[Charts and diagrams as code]
'''
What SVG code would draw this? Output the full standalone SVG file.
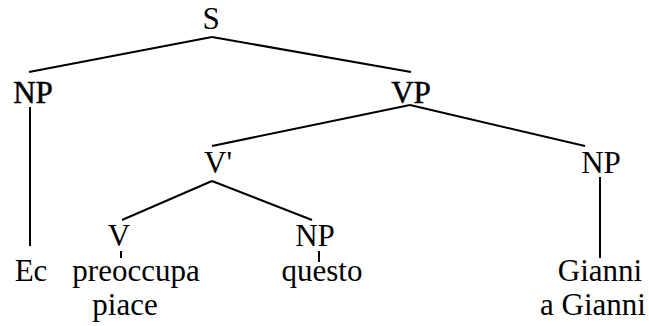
<svg xmlns="http://www.w3.org/2000/svg" width="649" height="326" viewBox="0 0 649 326">
  <style>
    .edge { stroke: #000; stroke-width: 2; fill: none; }
    .lbl { font-family: 'Liberation Serif', 'Times New Roman', serif; font-size: 31px; fill: #000; text-anchor: middle; }
    .heavy { stroke: #000; stroke-width: 0.5px; }
  </style>
  <rect width="649" height="326" fill="#fff"/>
  <g id="edges">
    <line class="edge" x1="212" y1="37" x2="29" y2="72"/>
    <line class="edge" x1="212" y1="37" x2="411" y2="72"/>
    <line class="edge" x1="30" y1="107" x2="30" y2="246"/>
    <line class="edge" x1="410" y1="105" x2="212" y2="146"/>
    <line class="edge" x1="410" y1="105" x2="585" y2="146"/>
    <line class="edge" x1="212" y1="181" x2="122" y2="220"/>
    <line class="edge" x1="212" y1="181" x2="312" y2="220"/>
    <line class="edge" x1="121" y1="251" x2="121" y2="258"/>
    <line class="edge" x1="319" y1="251" x2="319" y2="262"/>
    <line class="edge" x1="600" y1="177" x2="600" y2="258"/>
  </g>
  <g id="S"><text class="lbl" x="211" y="29">S</text></g>
  <g id="NP-subj"><text class="lbl heavy" x="33" y="103">NP</text></g>
  <g id="VP"><text class="lbl heavy" x="411" y="103">VP</text></g>
  <g id="Vbar"><text class="lbl" x="218" y="173">V'</text></g>
  <g id="NP-obj"><text class="lbl" x="601" y="173">NP</text></g>
  <g id="V"><text class="lbl" x="119" y="246">V</text></g>
  <g id="NP-questo"><text class="lbl" x="315" y="246">NP</text></g>
  <g id="Ec"><text class="lbl" x="31" y="281">Ec</text></g>
  <g id="verb">
    <text class="lbl" x="136" y="281">preoccupa</text>
    <text class="lbl" x="125" y="315">piace</text>
  </g>
  <g id="questo"><text class="lbl" x="322" y="281">questo</text></g>
  <g id="Gianni">
    <text class="lbl" x="600" y="281">Gianni</text>
    <text class="lbl" x="593" y="315">a Gianni</text>
  </g>
</svg>
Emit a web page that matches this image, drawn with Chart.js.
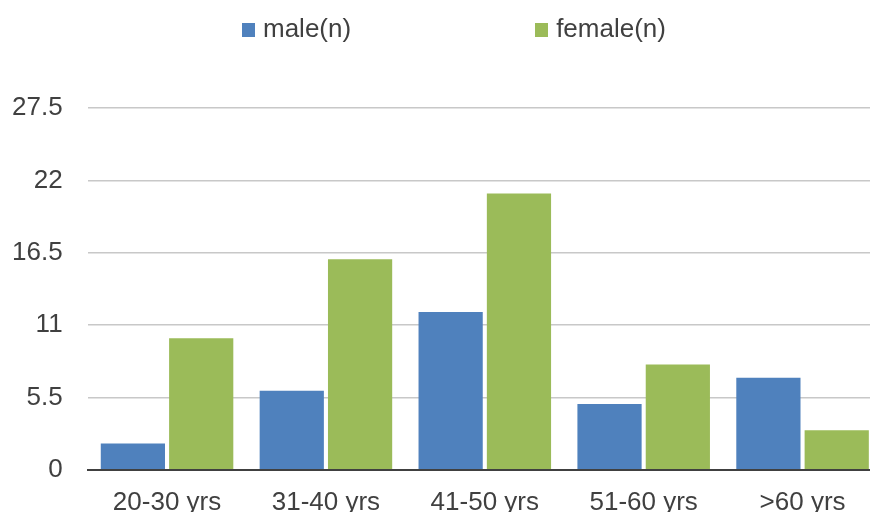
<!DOCTYPE html>
<html>
<head>
<meta charset="utf-8">
<script src="https://cdn.jsdelivr.net/npm/chart.js@4/dist/chart.umd.min.js"></script>
<style>
    html, body { margin: 0; padding: 0; background: #fff; overflow: hidden; }
    #wrap { position: relative; width: 882px; height: 512px; }
    #legend {
        position: absolute; top: 13px; left: 242px;
        display: flex; align-items: center;
        font-family: "Liberation Sans", Arial, sans-serif; font-size: 26px; line-height: 30px;
        color: #404040;
    }
    .item { display: flex; align-items: center; }
    .box { width: 13px; height: 14px; margin-right: 8px; position: relative; top: 2px; }
    .item + .item { margin-left: 184px; }
</style>
</head>
<body>
<div id="wrap">
    <div id="legend"></div>
    <canvas id="chart"></canvas>
</div>
<script>
// Datos del gráfico
const categorias = ['20-30 yrs', '31-40 yrs', '41-50 yrs', '51-60 yrs', '>60 yrs'];
const hombres = [2, 6, 12, 5, 7];
const mujeres = [10, 16, 21, 8, 3];
const ticksY = [0, 5.5, 11, 16.5, 22, 27.5];

const series = [
    { label: 'male(n)', data: hombres, color: '#4F81BD' },
    { label: 'female(n)', data: mujeres, color: '#9BBB59' }
];

// Leyenda en HTML (espaciado amplio como en el original)
const legendDiv = document.getElementById('legend');
series.forEach(s => {
    const item = document.createElement('span');
    item.className = 'item';
    const box = document.createElement('span');
    box.className = 'box';
    box.style.background = s.color;
    item.appendChild(box);
    item.appendChild(document.createTextNode(s.label));
    legendDiv.appendChild(item);
});

const fuente = { family: "'Liberation Sans', Arial, sans-serif", size: 26 };

new Chart(document.getElementById('chart'), {
    type: 'bar',
    data: {
        labels: categorias,
        datasets: series.map(s => ({
            label: s.label,
            data: s.data,
            backgroundColor: s.color,
            categoryPercentage: 0.86,
            barPercentage: 0.94
        }))
    },
    options: {
        responsive: true,
        maintainAspectRatio: false,
        animation: false,
        layout: { padding: { top: 108, left: -13, right: 0, bottom: -15 } },
        plugins: {
            legend: { display: false },
            tooltip: { enabled: false }
        },
        scales: {
            x: {
                grid: { display: false },
                border: { display: true, color: '#404040', width: 2 },
                ticks: { color: '#404040', font: fuente, padding: 9, maxRotation: 0 }
            },
            y: {
                min: ticksY[0],
                max: ticksY[ticksY.length - 1],
                afterBuildTicks: axis => { axis.ticks = ticksY.map(v => ({ value: v })); },
                grid: {
                    color: ctx => ctx.tick && ctx.tick.value === 0 ? 'rgba(0,0,0,0)' : '#c8c8c8',
                    lineWidth: 1.5,
                    drawTicks: false
                },
                border: { display: false },
                ticks: { color: '#404040', font: fuente, padding: 25 }
            }
        }
    }
});
</script>
</body>
</html>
'''
__EXERCISE DESCRIPTION__. Return every line in the listing that contains the word "this".

__ANSWER__.
What SVG code would draw this? Output the full standalone SVG file.
Emit a web page that matches this image, drawn with Chart.js.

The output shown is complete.